Emissionen durch Warentransport
Werden Unternehmen die komplette Wertschöpfung nach Europa zurückholen? Wohl kaum. Zum einen setzen auch Zulieferer an Billiglohnstandorten auf eine Automatisierung. Zum anderen wären damit Wohlfahrtsverluste verbunden. Laut dem Institut für Weltwirtschaft würde beispielsweise der Wohlstand in der EU um 3,6 Prozent sinken, wenn die EU ihre Außenhandelsregeln so ändern würde, dass die Einfuhrkosten für Drittstaaten in die EU sich verdoppeln würden – also ausländischen Anbietern den Marktzugang erschweren würde.

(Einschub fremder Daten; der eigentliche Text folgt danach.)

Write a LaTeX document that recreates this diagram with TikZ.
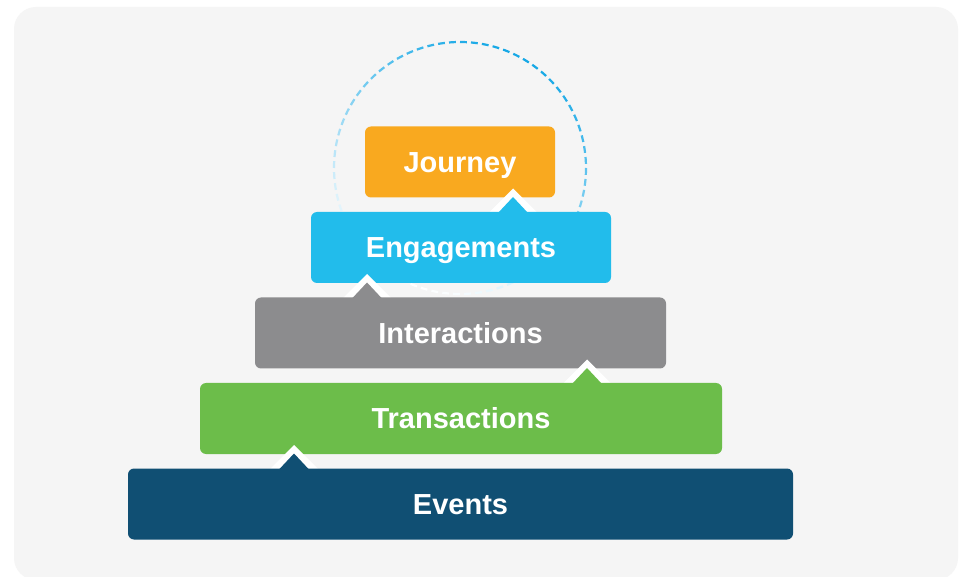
\documentclass[tikz,border=0pt]{standalone}
\usepackage{fontspec}
\setmainfont{Liberation Sans}
\usetikzlibrary{calc}
\definecolor{panelgray}{HTML}{F5F5F5}
\definecolor{cjourney}{HTML}{F9A91F}
\definecolor{cengage}{HTML}{22BCEB}
\definecolor{cinteract}{HTML}{8C8C8E}
\definecolor{ctrans}{HTML}{6CBD4A}
\definecolor{cevents}{HTML}{104F73}
\definecolor{cring}{HTML}{16A8E6}
\tikzset{
  tier/.style={rectangle, rounded corners=6pt, minimum height=71pt, inner sep=0pt, outer sep=0pt,
    text height=20.5pt, text depth=0pt,
    text=white, font=\bfseries\fontsize{29}{32}\selectfont},
  notchgap/.style={fill=white},
}
% #1 box name, #2 x offset of apex from box north, #3 colour
\newcommand\pyrnotch[3]{%
  \coordinate (#1tip) at ($(#1.north)+(#2,0)$);
  \fill[notchgap] ($(#1tip)+(-24,0.5)$) -- ($(#1tip)+(0,-23.5)$) -- ($(#1tip)+(24,0.5)$) -- cycle;
}
\newcommand\pyrtri[3]{%
  \fill[#3] ($(#1tip)+(-15,1)$) -- ($(#1tip)+(0,-15)$) -- ($(#1tip)+(15,1)$) -- cycle;
}
\begin{document}
\begin{tikzpicture}[x=1pt,y=-1pt]
\useasboundingbox (0,0) rectangle (959,577);
\clip (0,0) rectangle (959,577);
\fill[white] (0,0) rectangle (959,577);
\fill[panelgray, rounded corners=22pt] (14,7) rectangle (958,580);
% dashed fading ring
\coordinate (ringc) at (460,168);
\foreach \a in {0,5,...,355}{
  \pgfmathsetmacro{\tt}{(1+cos(\a+65))/2}
  \pgfmathsetmacro{\p}{100*pow(\tt,1.1)}
  \draw[color=cring!\p!white, line width=2.2pt]
    plot[domain=\a:\a+3.1, samples=5] ({460+126*cos(\x)},{168+126*sin(\x)});
}
% tiers
\node[tier, fill=cjourney, minimum width=190pt] (journey) at (460,162) {Journey};
\node[tier, minimum width=300pt] (engage) at (461,247.5) {};
\pyrnotch{engage}{52}{cengage}
\node[tier, fill=cengage, minimum width=300pt] (engage) at (461,247.5) {Engagements};
\pyrtri{engage}{52}{cengage}
\node[tier, minimum width=411pt] (interact) at (460.5,333) {};
\pyrnotch{interact}{-93.5}{cinteract}
\node[tier, fill=cinteract, minimum width=411pt] (interact) at (460.5,333) {Interactions};
\pyrtri{interact}{-93.5}{cinteract}
\node[tier, minimum width=522pt] (trans) at (461,418.5) {};
\pyrnotch{trans}{126}{ctrans}
\node[tier, fill=ctrans, minimum width=522pt] (trans) at (461,418.5) {Transactions};
\pyrtri{trans}{126}{ctrans}
\node[tier, minimum width=665pt] (events) at (460.5,504) {};
\pyrnotch{events}{-166.5}{cevents}
\node[tier, fill=cevents, minimum width=665pt] (events) at (460.5,504) {Events};
\pyrtri{events}{-166.5}{cevents}
\end{tikzpicture}
\end{document}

Andererseits sind solche Betrachtungen relativ. Denn eigentlich müsste der Welthandel in einer ähnlichen Größenordnung schrumpfen, wenn die beim Transport entstehenden klimaschädlichen CO2-Emissionen angemessen bepreist würden. Ökonom Felbermayr:
"Vermutlich reden wir da über Größenordnungen von drei bis fünf Prozent, die der Handel zu groß ist, weil die Transportemission nicht internalisiert sind, mit großen Unterschieden über die einzelnen Produkte hinweg."
Einiges spricht dafür, dass es zumindest zu einer gewissen Rückverlagerung und einem Ausbau der Produktion in Industrieländern kommt. So wie bei dem Berliner Maskenunternehmer Erdinc. Halle 7 ist bereits zu klein.
"Wir müssen uns definitiv vergrößern."